- **Aim**
Quote word for word the lines below, beginning with the first and ending with the one that has "const scanStep = 0.2;". Drop the pictures.

******************************

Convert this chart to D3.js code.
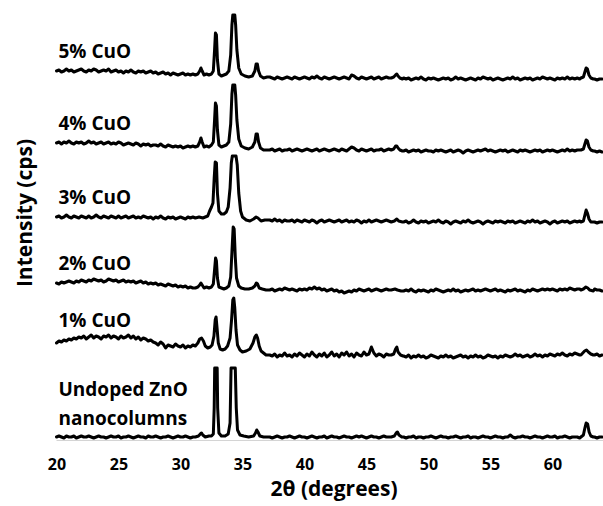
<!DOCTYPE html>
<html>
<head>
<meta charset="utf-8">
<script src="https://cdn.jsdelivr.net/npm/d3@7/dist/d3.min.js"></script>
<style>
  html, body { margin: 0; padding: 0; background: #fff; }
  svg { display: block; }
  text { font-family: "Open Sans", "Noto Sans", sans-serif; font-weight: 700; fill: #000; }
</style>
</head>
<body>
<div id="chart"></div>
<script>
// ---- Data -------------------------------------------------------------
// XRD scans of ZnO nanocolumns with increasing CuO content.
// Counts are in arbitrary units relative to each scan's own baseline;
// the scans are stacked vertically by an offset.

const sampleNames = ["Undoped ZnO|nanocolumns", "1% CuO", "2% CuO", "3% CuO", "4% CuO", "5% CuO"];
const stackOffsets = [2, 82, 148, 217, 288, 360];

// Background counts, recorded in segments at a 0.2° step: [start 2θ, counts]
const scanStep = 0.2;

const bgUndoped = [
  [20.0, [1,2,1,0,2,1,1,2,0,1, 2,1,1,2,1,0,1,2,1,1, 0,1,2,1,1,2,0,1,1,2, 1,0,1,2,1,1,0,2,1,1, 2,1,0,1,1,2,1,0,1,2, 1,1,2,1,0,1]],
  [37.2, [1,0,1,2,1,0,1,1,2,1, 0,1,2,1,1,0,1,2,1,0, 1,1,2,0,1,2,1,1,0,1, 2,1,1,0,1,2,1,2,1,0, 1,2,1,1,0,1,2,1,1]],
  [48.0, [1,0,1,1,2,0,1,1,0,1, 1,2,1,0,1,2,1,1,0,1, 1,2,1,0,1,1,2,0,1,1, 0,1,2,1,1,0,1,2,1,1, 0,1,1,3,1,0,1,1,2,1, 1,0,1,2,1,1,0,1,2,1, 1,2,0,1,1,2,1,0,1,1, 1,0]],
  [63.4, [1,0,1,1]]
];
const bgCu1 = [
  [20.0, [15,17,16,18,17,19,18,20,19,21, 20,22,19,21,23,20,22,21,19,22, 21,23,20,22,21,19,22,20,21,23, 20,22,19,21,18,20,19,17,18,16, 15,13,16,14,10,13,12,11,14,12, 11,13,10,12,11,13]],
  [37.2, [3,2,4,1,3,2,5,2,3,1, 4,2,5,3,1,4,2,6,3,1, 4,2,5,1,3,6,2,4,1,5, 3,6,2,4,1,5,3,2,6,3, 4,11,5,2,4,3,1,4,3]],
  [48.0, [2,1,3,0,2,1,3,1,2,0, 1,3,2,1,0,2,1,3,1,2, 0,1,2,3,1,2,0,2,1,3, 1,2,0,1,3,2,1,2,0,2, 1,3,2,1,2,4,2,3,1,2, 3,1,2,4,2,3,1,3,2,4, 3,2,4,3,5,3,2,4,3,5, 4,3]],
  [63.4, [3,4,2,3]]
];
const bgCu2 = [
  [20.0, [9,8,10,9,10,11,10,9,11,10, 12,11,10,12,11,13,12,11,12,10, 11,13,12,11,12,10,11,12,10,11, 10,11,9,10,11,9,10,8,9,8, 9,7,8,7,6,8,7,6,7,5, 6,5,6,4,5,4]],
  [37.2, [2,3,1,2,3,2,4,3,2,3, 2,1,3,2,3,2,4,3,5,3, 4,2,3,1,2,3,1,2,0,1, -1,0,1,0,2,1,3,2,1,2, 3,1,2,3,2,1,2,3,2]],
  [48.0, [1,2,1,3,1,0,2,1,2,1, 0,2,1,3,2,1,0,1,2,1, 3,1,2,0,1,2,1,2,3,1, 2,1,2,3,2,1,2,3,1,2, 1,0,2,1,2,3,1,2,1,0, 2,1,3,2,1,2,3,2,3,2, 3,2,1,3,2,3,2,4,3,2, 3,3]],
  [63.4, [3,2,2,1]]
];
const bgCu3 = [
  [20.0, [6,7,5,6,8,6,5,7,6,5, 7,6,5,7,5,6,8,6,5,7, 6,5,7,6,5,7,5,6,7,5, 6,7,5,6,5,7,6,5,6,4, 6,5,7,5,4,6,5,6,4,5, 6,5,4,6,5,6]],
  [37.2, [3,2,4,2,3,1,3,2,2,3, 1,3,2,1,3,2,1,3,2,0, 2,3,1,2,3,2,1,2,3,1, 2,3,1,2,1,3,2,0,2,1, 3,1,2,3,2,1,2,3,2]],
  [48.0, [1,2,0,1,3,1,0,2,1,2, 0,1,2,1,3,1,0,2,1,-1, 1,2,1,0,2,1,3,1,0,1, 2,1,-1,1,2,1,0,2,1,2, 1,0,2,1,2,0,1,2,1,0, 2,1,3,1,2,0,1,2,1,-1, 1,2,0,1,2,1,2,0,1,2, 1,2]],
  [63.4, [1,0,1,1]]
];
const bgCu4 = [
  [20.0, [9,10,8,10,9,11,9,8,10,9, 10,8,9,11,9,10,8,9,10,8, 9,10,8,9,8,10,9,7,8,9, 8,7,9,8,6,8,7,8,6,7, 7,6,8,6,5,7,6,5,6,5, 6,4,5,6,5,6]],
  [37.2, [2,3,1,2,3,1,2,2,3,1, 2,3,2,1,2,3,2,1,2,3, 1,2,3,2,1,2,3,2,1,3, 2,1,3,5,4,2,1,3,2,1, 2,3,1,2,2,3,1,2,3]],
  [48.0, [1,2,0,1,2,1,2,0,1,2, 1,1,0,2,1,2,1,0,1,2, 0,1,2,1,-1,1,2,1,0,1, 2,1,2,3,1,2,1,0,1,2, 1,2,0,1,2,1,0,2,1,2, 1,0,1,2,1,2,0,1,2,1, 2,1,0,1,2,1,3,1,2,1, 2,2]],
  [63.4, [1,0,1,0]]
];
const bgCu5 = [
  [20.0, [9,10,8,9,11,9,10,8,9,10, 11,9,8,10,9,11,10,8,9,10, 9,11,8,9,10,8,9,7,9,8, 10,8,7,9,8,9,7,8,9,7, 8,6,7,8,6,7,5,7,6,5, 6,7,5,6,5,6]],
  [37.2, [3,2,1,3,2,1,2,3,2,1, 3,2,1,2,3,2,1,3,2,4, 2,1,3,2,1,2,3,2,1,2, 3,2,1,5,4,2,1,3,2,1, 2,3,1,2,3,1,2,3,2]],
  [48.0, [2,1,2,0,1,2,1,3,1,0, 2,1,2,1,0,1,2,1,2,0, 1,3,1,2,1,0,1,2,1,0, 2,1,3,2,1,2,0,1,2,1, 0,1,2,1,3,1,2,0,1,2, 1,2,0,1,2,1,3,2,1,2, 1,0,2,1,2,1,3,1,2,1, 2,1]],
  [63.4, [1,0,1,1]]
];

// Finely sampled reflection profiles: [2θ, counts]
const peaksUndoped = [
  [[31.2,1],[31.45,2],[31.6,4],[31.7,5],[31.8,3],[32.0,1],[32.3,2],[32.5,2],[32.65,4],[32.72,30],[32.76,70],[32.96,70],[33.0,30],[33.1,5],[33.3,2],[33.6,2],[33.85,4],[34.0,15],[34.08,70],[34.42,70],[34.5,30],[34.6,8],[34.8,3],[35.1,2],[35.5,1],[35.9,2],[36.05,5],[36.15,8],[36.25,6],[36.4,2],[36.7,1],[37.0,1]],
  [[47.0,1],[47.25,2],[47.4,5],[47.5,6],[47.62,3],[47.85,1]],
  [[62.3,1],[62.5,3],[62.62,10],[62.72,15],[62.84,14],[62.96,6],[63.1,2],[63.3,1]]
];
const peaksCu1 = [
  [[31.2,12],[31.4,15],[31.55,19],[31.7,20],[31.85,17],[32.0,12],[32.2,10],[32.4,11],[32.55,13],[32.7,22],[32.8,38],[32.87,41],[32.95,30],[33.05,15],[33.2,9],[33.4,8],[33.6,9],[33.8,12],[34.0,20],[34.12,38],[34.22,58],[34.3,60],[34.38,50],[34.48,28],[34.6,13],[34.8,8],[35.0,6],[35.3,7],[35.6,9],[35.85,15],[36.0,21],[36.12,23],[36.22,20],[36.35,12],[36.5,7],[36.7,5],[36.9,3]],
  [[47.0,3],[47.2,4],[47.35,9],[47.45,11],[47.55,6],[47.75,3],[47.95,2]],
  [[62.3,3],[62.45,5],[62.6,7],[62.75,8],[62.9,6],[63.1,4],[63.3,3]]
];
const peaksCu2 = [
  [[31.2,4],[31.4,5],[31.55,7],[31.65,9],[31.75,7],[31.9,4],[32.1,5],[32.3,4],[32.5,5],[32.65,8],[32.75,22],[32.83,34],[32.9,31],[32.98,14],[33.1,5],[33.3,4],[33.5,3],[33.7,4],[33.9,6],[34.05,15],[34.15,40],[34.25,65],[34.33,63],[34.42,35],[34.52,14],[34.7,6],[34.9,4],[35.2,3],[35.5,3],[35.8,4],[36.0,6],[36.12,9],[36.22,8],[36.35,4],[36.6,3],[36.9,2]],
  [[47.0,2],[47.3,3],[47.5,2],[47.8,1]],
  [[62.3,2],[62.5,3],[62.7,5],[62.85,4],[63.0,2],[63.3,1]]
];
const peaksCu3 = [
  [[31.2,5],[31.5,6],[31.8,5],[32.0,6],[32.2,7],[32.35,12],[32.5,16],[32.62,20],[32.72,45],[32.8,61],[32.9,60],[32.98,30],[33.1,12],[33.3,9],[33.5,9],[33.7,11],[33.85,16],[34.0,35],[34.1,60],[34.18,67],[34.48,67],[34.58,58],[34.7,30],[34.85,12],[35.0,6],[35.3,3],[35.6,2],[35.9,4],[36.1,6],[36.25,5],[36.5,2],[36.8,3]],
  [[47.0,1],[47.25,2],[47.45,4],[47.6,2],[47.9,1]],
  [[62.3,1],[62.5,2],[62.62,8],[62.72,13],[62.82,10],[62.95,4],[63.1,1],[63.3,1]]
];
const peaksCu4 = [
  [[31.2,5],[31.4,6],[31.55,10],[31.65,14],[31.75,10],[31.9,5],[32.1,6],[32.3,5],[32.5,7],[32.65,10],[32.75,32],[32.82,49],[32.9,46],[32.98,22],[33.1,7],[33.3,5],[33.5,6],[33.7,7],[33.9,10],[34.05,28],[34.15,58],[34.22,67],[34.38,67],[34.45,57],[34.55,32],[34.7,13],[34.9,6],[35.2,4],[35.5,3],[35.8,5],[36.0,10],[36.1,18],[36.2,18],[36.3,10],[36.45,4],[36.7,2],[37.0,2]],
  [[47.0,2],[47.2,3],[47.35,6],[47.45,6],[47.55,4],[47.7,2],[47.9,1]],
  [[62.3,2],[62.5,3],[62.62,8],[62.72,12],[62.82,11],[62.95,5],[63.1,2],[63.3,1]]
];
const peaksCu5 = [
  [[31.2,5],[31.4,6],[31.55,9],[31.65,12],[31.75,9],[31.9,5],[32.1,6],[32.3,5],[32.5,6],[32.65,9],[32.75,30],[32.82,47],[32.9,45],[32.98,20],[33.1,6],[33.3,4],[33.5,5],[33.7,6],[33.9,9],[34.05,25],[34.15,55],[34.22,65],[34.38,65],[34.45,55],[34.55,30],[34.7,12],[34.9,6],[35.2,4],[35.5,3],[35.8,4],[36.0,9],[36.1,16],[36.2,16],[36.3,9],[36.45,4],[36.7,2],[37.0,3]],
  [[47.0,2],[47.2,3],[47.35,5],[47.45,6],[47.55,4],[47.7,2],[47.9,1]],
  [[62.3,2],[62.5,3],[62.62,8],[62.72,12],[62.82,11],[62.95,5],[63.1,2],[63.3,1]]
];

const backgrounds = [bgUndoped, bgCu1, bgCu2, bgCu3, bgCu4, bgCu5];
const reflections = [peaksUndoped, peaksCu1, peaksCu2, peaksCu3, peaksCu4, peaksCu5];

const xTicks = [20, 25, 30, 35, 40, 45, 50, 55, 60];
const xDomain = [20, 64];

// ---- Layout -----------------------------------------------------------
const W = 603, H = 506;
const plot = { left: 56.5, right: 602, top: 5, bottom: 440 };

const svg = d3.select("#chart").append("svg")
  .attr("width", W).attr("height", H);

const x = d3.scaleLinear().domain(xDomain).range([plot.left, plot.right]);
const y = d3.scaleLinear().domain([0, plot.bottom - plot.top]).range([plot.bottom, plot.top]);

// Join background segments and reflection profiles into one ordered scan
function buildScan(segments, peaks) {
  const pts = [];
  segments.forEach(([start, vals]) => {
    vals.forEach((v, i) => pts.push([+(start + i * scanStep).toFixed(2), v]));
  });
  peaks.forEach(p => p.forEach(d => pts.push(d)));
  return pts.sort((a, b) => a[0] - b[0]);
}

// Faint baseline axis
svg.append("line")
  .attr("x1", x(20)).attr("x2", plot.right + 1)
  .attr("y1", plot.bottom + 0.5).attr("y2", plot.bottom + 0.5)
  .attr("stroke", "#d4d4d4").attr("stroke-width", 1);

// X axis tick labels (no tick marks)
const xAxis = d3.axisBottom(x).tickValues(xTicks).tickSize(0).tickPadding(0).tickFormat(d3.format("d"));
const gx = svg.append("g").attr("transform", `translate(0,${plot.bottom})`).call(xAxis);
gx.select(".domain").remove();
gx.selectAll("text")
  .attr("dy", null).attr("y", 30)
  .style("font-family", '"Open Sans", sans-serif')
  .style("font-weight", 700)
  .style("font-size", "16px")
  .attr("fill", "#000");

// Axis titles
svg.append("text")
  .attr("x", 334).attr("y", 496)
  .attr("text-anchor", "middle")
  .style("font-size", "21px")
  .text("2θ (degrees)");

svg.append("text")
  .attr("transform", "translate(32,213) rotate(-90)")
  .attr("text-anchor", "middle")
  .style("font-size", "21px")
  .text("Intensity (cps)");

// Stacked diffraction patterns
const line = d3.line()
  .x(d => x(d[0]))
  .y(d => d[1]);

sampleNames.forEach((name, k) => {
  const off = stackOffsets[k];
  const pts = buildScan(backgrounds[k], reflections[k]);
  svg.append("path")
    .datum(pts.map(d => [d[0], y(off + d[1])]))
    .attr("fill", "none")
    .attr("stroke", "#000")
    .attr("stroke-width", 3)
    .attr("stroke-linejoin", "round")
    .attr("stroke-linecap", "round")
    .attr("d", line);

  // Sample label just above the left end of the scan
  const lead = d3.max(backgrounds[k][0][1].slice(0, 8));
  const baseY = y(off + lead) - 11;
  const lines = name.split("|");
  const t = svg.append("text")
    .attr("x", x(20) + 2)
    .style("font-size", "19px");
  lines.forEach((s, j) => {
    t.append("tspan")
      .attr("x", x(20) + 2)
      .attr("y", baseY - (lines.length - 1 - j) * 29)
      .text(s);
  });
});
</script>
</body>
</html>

******************************

- **Result for this task**
Convert this chart to D3.js code.
<!DOCTYPE html>
<html>
<head>
<meta charset="utf-8">
<script src="https://cdn.jsdelivr.net/npm/d3@7/dist/d3.min.js"></script>
<style>
  html, body { margin: 0; padding: 0; background: #fff; }
  svg { display: block; }
  text { font-family: "Open Sans", "Noto Sans", sans-serif; font-weight: 700; fill: #000; }
</style>
</head>
<body>
<div id="chart"></div>
<script>
// ---- Data -------------------------------------------------------------
// XRD scans of ZnO nanocolumns with increasing CuO content.
// Counts are in arbitrary units relative to each scan's own baseline;
// the scans are stacked vertically by an offset.

const sampleNames = ["Undoped ZnO|nanocolumns", "1% CuO", "2% CuO", "3% CuO", "4% CuO", "5% CuO"];
const stackOffsets = [2, 82, 148, 217, 288, 360];

// Background counts, recorded in segments at a 0.2° step: [start 2θ, counts]
const scanStep = 0.2;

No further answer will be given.